Excuus, voorzitter. De staatssecretaris zegt: die 111 kun je niet heel groot maken, want we zijn pas net begonnen met die regeling. Mijn probleem zit erin dat we eigenlijk opnieuw zien — we zagen het net in het eindeloze interruptiedebatje — dat er een heel nieuw juridisch en technisch systeem wordt opgetuigd. Want wat hebben we nu? We eindigen met een maatwerkprocedure waarin nog steeds causaliteit wordt onderzocht. Dat is niet milder, menselijker en makkelijker, dat is nog steeds causaliteit. Daadwerkelijk herstel is een regeling die je inderdaad niet op heel grote schaal kunt toepassen, maar dat is de enige regeling waar causaliteit niet in zit. Daar zijn maar 111 mensen mee geholpen. Dan heb je nog de vaste eenmalige vergoeding.
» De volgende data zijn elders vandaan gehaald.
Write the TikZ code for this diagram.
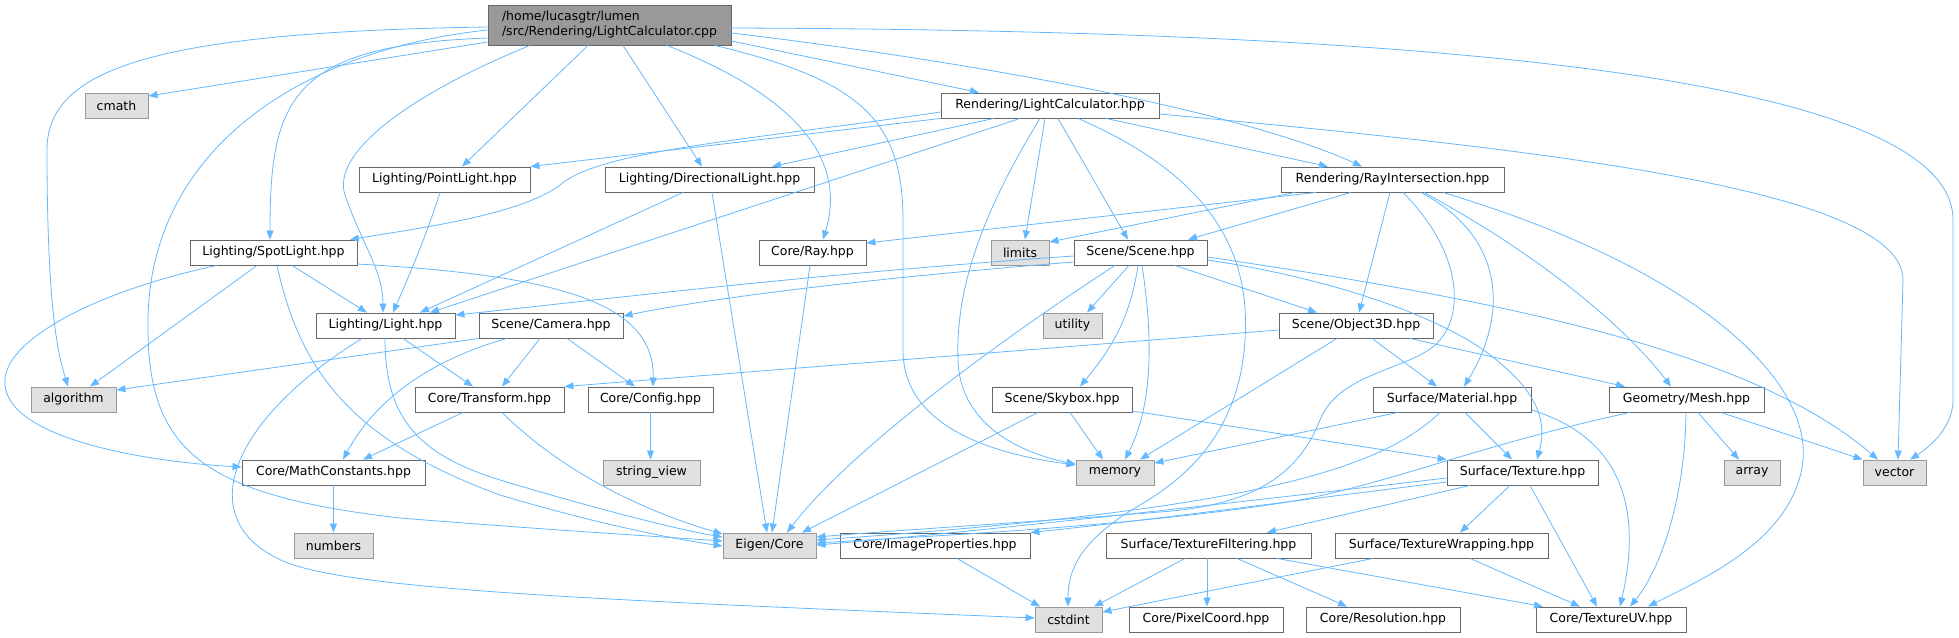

Het IMG wil onderzoeken waarom zo weinig mensen schade melden. Ik denk dat ik het antwoord wel weet. Ik daag de staatssecretaris uit om in de zomer — dat hoeft niet nu — hierover heel goed na te denken. Ik denk echt dat het een onnavolgbaar, juridisch en technisch betoog was, zelfs voor ons, terwijl wij vrij goed zijn ingevoerd in deze materie.

Staatssecretaris Van Marum:

Ik zeg het nogmaals: deze regeling is nog maar heel kort van kracht. Een hele serie mensen heeft ... De pauzeknop is ingedrukt geweest. Vervolgens hebben mensen de gelegenheid gekregen om er gebruik van te maken. Op dit moment zijn er 111 gevallen waaraan we nu werken. Die teller loopt nog. Ik heb dus goeie hoop dat we daar gewoon op een goeie manier mee verder kunnen gaan.

De voorzitter:

Er zijn nog een aantal toezeggingen.

  • De eerste. De staatssecretaris komt direct na het zomerreces terug op de situatie in de Aak in Uithuizen. Dat is een toezegging aan mevrouw Beckerman.
  • De tweede. De staatssecretaris stuurt de Kamer op korte termijn een lijst met kwaliteitseisen waaraan deelnemers in het aardbevingsgebied moeten voldoen. Dat is een toezegging aan de heer Bamenga.

Staatssecretaris Van Marum:

Aannemers.

De voorzitter:

Zei ik "deelnemers"? Dat was een duidelijke verspreking. Het is inderdaad "aannemers". Excuus.

  • Drie. De staatssecretaris komt direct na het zomerreces met een plan van aanpak voor de afhandeling van de CVW-schades.

O, ik hoor dat het iets anders moet zijn. Ik heb hier echt "CVW" staan.

Mevrouw Beckerman (SP):

Ja, dat kan. De NAM en CVW.

De voorzitter:

O, oké. Die toezegging is gedaan aan mevrouw Beckerman. Er is ook een tweeminutendebat aangevraagd door mevrouw Beckerman.

Daarmee komen we aan het einde van deze vergadering. Ik dank de commissie. Ik dank onze gasten. Ik sluit deze vergadering. Wel thuis.